I didn’t get into it in the book, but the "battle" referenced there was pretty colorful, with Mexican authorities making loud threats about Chapman rotting away in a Mexican prison. I was thinking about this, and it suddenly struck me how obvious it is what should have happened here. What should have happened is, Mexican authorities should have approached Chapman very quietly, off camera, and said to him, "Look, Dog, we know you didn’t mean to violate Mexican law and didn’t mean to disrespect Mexico, but the fact is, you did, and we can’t just walk away from it. Why don’t you turn yourself in, we’ll give you some sort of fine that you can easily pay, we’ll hold a news conference in which you talk about your respect for Mexico and regret your ignorance of Mexican law, and you’ll be back in the US by tomorrow night and this will all be over." Everybody is going to agree to that because:
a) Mexico gets out of a situation in which they are forced to punish a person for an action that was actually much more worthy of praise than punishment,
b) Mexico creates awareness of the law of which many American bounty hunters were un-aware, which is what caused the problem,
c) Mexico gets a little positive PR spin and then gets to declare victory, and
d) Chapman gets out of a legal snare for basically nothing except admitting that he made a mistake.
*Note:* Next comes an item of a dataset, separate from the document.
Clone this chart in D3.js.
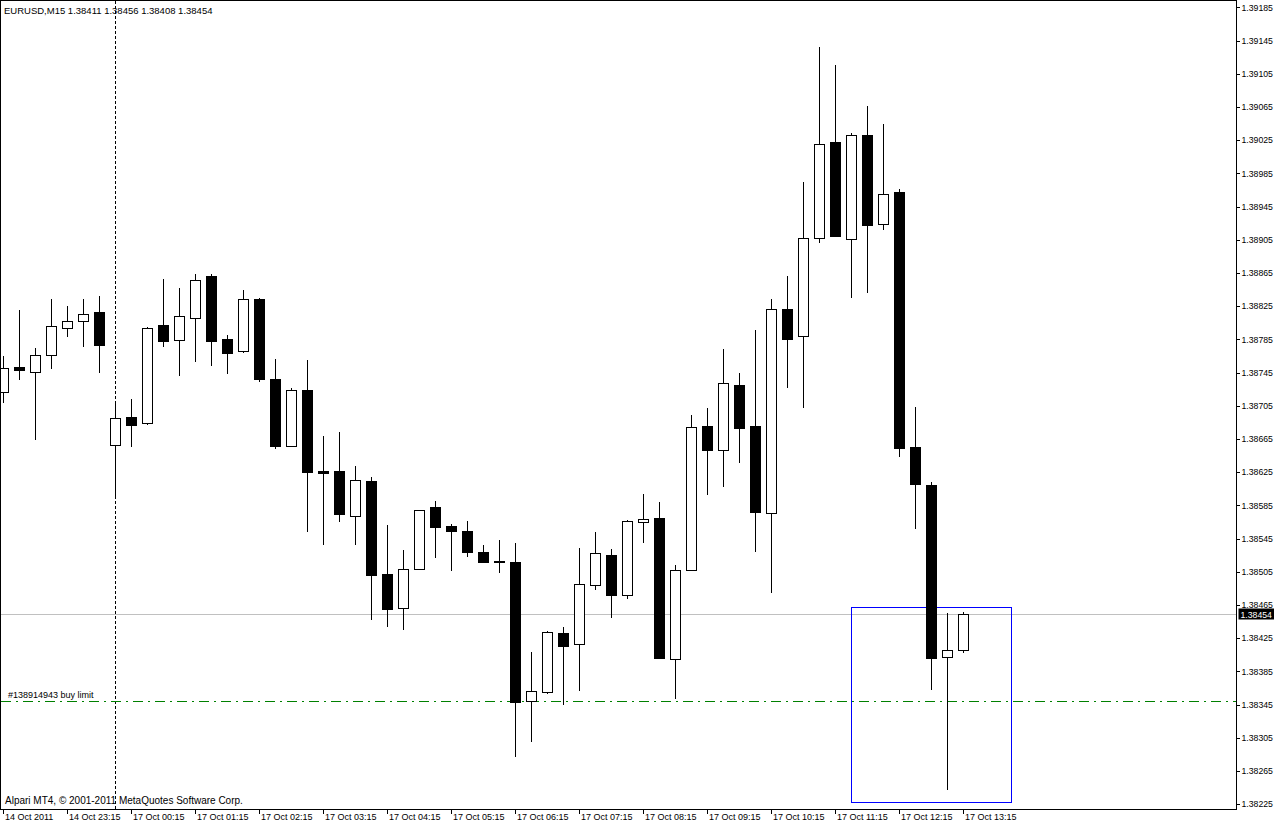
<!DOCTYPE html>
<html>
<head>
<meta charset="utf-8">
<script src="https://cdn.jsdelivr.net/npm/d3@7"></script>
<style>
    body { margin: 0; background: #fff; }
    text { font-family: "Liberation Sans", Arial, sans-serif; font-size: 9px; fill: #000; }
    .header { font-size: 9.5px; }
    .copyright { font-size: 10px; }
    .axis path { display: none; }
    .axis line { stroke: #000; shape-rendering: crispEdges; }
</style>
</head>
<body>
<div id="chart"></div>
<script>
var width = 1274;
var height = 826;
var plotRight = 1236.5;
var plotBottom = 809.5;

var SYMBOL = 'EURUSD,M15';
var COPYRIGHT = 'Alpari MT4, \u00a9 2001-2011 MetaQuotes Software Corp.';
var ORDER_LABEL = '#138914943 buy limit';

// 15 minute bars, 14 Oct 22:15 .. 17 Oct 13:15
var OPEN = [1.38721, 1.38752, 1.38746, 1.38766, 1.38799, 1.38807, 1.38818, 1.38658, 1.38691, 1.38684,
    1.38802, 1.38784, 1.38811, 1.38861, 1.38785, 1.38771, 1.38834, 1.38737, 1.38657, 1.38724,
    1.38626, 1.38626, 1.38572, 1.38614, 1.38502, 1.38461, 1.38508, 1.38583, 1.38560, 1.38554,
    1.38529, 1.38518, 1.38517, 1.38349, 1.38360, 1.38431, 1.38418, 1.38489, 1.38525, 1.38477,
    1.38565, 1.38570, 1.38400, 1.38507, 1.38681, 1.38652, 1.38730, 1.38680, 1.38576, 1.38822,
    1.38789, 1.38907, 1.39023, 1.38906, 1.39031, 1.38924, 1.38962, 1.38655, 1.38610, 1.38402,
    1.38411];
var HIGH = [1.38765, 1.38820, 1.38774, 1.38834, 1.38825, 1.38834, 1.38837, 1.38707, 1.38713, 1.38800,
    1.38858, 1.38847, 1.38864, 1.38864, 1.38790, 1.38844, 1.38835, 1.38761, 1.38726, 1.38760,
    1.38668, 1.38673, 1.38632, 1.38619, 1.38561, 1.38531, 1.38579, 1.38590, 1.38562, 1.38566,
    1.38537, 1.38543, 1.38540, 1.38408, 1.38434, 1.38438, 1.38534, 1.38553, 1.38532, 1.38567,
    1.38599, 1.38589, 1.38513, 1.38694, 1.38702, 1.38773, 1.38744, 1.38796, 1.38833, 1.38861,
    1.38974, 1.39137, 1.39115, 1.39034, 1.39066, 1.39045, 1.38966, 1.38704, 1.38613, 1.38455,
    1.38456];
var LOW = [1.38710, 1.38737, 1.38665, 1.38751, 1.38789, 1.38777, 1.38745, 1.38595, 1.38656, 1.38683,
    1.38777, 1.38742, 1.38759, 1.38754, 1.38744, 1.38770, 1.38735, 1.38654, 1.38656, 1.38554,
    1.38538, 1.38566, 1.38538, 1.38448, 1.38440, 1.38436, 1.38508, 1.38523, 1.38507, 1.38524,
    1.38517, 1.38505, 1.38283, 1.38301, 1.38359, 1.38345, 1.38362, 1.38484, 1.38450, 1.38473,
    1.38541, 1.38401, 1.38353, 1.38507, 1.38599, 1.38608, 1.38637, 1.38530, 1.38480, 1.38727,
    1.38703, 1.38902, 1.38909, 1.38836, 1.38842, 1.38918, 1.38645, 1.38558, 1.38364, 1.38243,
    1.38408];
var CLOSE = [1.38750, 1.38748, 1.38766, 1.38801, 1.38807, 1.38816, 1.38778, 1.38690, 1.38682, 1.38799,
    1.38783, 1.38813, 1.38857, 1.38783, 1.38769, 1.38834, 1.38737, 1.38656, 1.38724, 1.38625,
    1.38624, 1.38574, 1.38615, 1.38501, 1.38460, 1.38508, 1.38579, 1.38559, 1.38554, 1.38529,
    1.38517, 1.38517, 1.38348, 1.38361, 1.38432, 1.38415, 1.38490, 1.38527, 1.38477, 1.38566,
    1.38568, 1.38401, 1.38507, 1.38679, 1.38652, 1.38732, 1.38678, 1.38577, 1.38821, 1.38785,
    1.38907, 1.39020, 1.38909, 1.39031, 1.38923, 1.38960, 1.38654, 1.38611, 1.38401, 1.38411,
    1.38454];

var TIME_TICKS = [0, 4, 8, 12, 16, 20, 24, 28, 32, 36, 40, 44, 48, 52, 56, 60];
var TIME_LABELS = ['14 Oct 2011', '14 Oct 23:15', '17 Oct 00:15', '17 Oct 01:15', '17 Oct 02:15',
    '17 Oct 03:15', '17 Oct 04:15', '17 Oct 05:15', '17 Oct 06:15', '17 Oct 07:15', '17 Oct 08:15',
    '17 Oct 09:15', '17 Oct 10:15', '17 Oct 11:15', '17 Oct 12:15', '17 Oct 13:15'];

var PRICE_TICKS = [];
for (var k = 0; k <= 24; k++) PRICE_TICKS.push(1.38225 + k * 0.0004);

var DAY_SEPARATOR = 7;          // first bar of 17 Oct
var ORDER_PRICE = 1.38349;      // buy limit
var BOX_BARS = [53, 63];
var BOX_PRICES = [1.38462, 1.38227];

var COLOR_ORDER = '#008000';
var COLOR_BOX = '#0000ff';
var COLOR_BID = '#c0c0c0';

var svg = d3.select('#chart')
    .append('svg')
    .attr('width', width)
    .attr('height', height);

var x = d3.scaleLinear()
    .domain([0, 60])
    .range([3.5, 963.5]);

var y = d3.scaleLinear()
    .domain([1.38225, 1.39185])
    .range([804.1, 7.3]);

var py = function (p) { return Math.round(y(p)) + 0.5; };

// bid line
svg.append('line')
    .attr('x1', 0).attr('x2', plotRight)
    .attr('y1', py(CLOSE[CLOSE.length - 1])).attr('y2', py(CLOSE[CLOSE.length - 1]))
    .attr('stroke', COLOR_BID)
    .attr('shape-rendering', 'crispEdges');

// day separator
svg.append('line')
    .attr('x1', x(DAY_SEPARATOR)).attr('x2', x(DAY_SEPARATOR))
    .attr('y1', 1).attr('y2', plotBottom)
    .attr('stroke', '#000')
    .attr('stroke-dasharray', '3,2')
    .attr('shape-rendering', 'crispEdges');

// pending order
svg.append('line')
    .attr('x1', 1).attr('x2', plotRight)
    .attr('y1', py(ORDER_PRICE)).attr('y2', py(ORDER_PRICE))
    .attr('stroke', COLOR_ORDER)
    .attr('stroke-dasharray', '10,5,2,5')
    .attr('shape-rendering', 'crispEdges');
svg.append('text')
    .text(ORDER_LABEL)
    .attr('x', 8)
    .attr('y', py(ORDER_PRICE) - 4);

// rectangle object
svg.append('rect')
    .attr('x', x(BOX_BARS[0]))
    .attr('y', py(BOX_PRICES[0]))
    .attr('width', x(BOX_BARS[1]) - x(BOX_BARS[0]))
    .attr('height', py(BOX_PRICES[1]) - py(BOX_PRICES[0]))
    .attr('fill', 'none')
    .attr('stroke', COLOR_BOX)
    .attr('shape-rendering', 'crispEdges');

// candles
var bars = d3.range(OPEN.length);
var g = svg.append('g').attr('shape-rendering', 'crispEdges');

g.selectAll('line.wick')
    .data(bars)
    .enter().append('line')
    .attr('class', 'wick')
    .attr('x1', function (i) { return x(i); })
    .attr('x2', function (i) { return x(i); })
    .attr('y1', function (i) { return Math.round(y(HIGH[i])); })
    .attr('y2', function (i) { return Math.round(y(LOW[i])) + 1; })
    .attr('stroke', '#000');

g.selectAll('rect.body')
    .data(bars)
    .enter().append('rect')
    .attr('class', 'body')
    .attr('x', function (i) { return CLOSE[i] >= OPEN[i] ? x(i) - 5 : x(i) - 5.5; })
    .attr('width', function (i) { return CLOSE[i] >= OPEN[i] ? 10 : 11; })
    .attr('y', function (i) {
        var t = Math.round(y(Math.max(OPEN[i], CLOSE[i])));
        return CLOSE[i] >= OPEN[i] ? t + 0.5 : t;
    })
    .attr('height', function (i) {
        var t = Math.round(y(Math.max(OPEN[i], CLOSE[i])));
        var b = Math.round(y(Math.min(OPEN[i], CLOSE[i])));
        return CLOSE[i] >= OPEN[i] ? Math.max(b - t, 1) : Math.max(b - t + 1, 2);
    })
    .attr('fill', function (i) { return CLOSE[i] >= OPEN[i] ? '#fff' : '#000'; })
    .attr('stroke', function (i) { return CLOSE[i] >= OPEN[i] ? '#000' : 'none'; });

// frame
svg.append('rect')
    .attr('x', 0.5).attr('y', 0.5)
    .attr('width', plotRight - 0.5)
    .attr('height', plotBottom - 0.5)
    .attr('fill', 'none')
    .attr('stroke', '#000')
    .attr('shape-rendering', 'crispEdges');

// price axis
svg.append('g')
    .attr('class', 'axis')
    .attr('transform', 'translate(' + plotRight + ',0)')
    .call(d3.axisRight(y)
        .tickValues(PRICE_TICKS)
        .tickSize(3)
        .tickPadding(2)
        .tickFormat(d3.format('.5f')))
    .selectAll('text')
        .style('font-size', '8.7px');

// time axis
svg.append('g')
    .attr('class', 'axis')
    .attr('transform', 'translate(-1,' + plotBottom + ')')
    .call(d3.axisBottom(x)
        .tickValues(TIME_TICKS)
        .tickSize(4)
        .tickFormat(function (d, i) { return TIME_LABELS[i]; }))
    .selectAll('text')
        .attr('text-anchor', 'start')
        .attr('x', 2)
        .attr('y', 4)
        .style('font-size', '9px');

// bid tag on the price axis
var bid = CLOSE[CLOSE.length - 1];
svg.append('rect')
    .attr('x', plotRight + 2)
    .attr('y', py(bid) - 6)
    .attr('width', width - plotRight)
    .attr('height', 11)
    .attr('fill', '#000');
svg.append('text')
    .text(d3.format('.5f')(bid))
    .attr('x', plotRight + 4)
    .attr('y', py(bid) + 3.5)
    .style('font-size', '8.7px')
    .style('fill', '#fff');

// header and copyright
svg.append('text')
    .text(SYMBOL + '  ' + [OPEN, HIGH, LOW, CLOSE].map(function (s) {
        return d3.format('.5f')(s[s.length - 1]);
    }).join(' '))
    .attr('class', 'header')
    .attr('x', 4)
    .attr('y', 14);

svg.append('text')
    .text(COPYRIGHT)
    .attr('class', 'copyright')
    .attr('x', 5)
    .attr('y', 804);
</script>
</body>
</html>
I’m 90% sure that, in a parallel American situation, that’s what would have happened, because the American legal system is run by people who understand that the overriding object in law enforcement is not to show everybody what a big wanker you have, but to achieve the co-operation of the public in the enforcement of the law.
Instead, the Mexican government created an international incident, annoyed Americans and America, blustered and threatened and, in the end, got nothing. Christ, no wonder these people’s law enforcement system is such a mess.
V.
Did I just violate my own rule there? I may have. What do I really know about the Mexican justice system? Not much.
We all do that stuff sometimes. It is impossible not to.
VI.
I was doing a study, but for the study I needed some way to park-adjust Starting Pitcher Game Scores, and I didn’t have such a method so I put that aside. But then I was doing another study, of an un-related issue, and. . .same problem; I needed a way to park-adjust Game Scores. So then I decided I’d better do that.
Turns out to be easy. The expected average Game score in a park in a season is
68 minus 2 times the Runs Scored per game
The runs scored by both teams, total. In 2003 in the Oakland Coliseum there were 657 runs scored by the two teams, or 8.11 per game. The expected average Game Score in that park in that year, then, would be 51.78 [68 minus (2 * 8.11)]. The actual average was 51.84.
In 2005 in St. Louis there were 731 runs scored by the two teams, or 9.02 per game. The expected average Game Score in that park in that year, then, would be 49.95. It was actually 50.03.
In 2003 in Milwaukee there were 812 runs scored, or 10.02 per game. The expected average Game Score, then, would be 47.95. It was actually 47.72.
In 2005 in Cincinnati there were 910 runs scored in 82 games, or 11.10 per game. The expected average Game Score, then, would be 45.80. It was actually 45.66.
I often use 4.50 runs per team per game as the "default normal average". That’s the same thing here. 4.50 per team is 9.00 per two teams per two games. 68 – 2 * 9.00 = 50.00.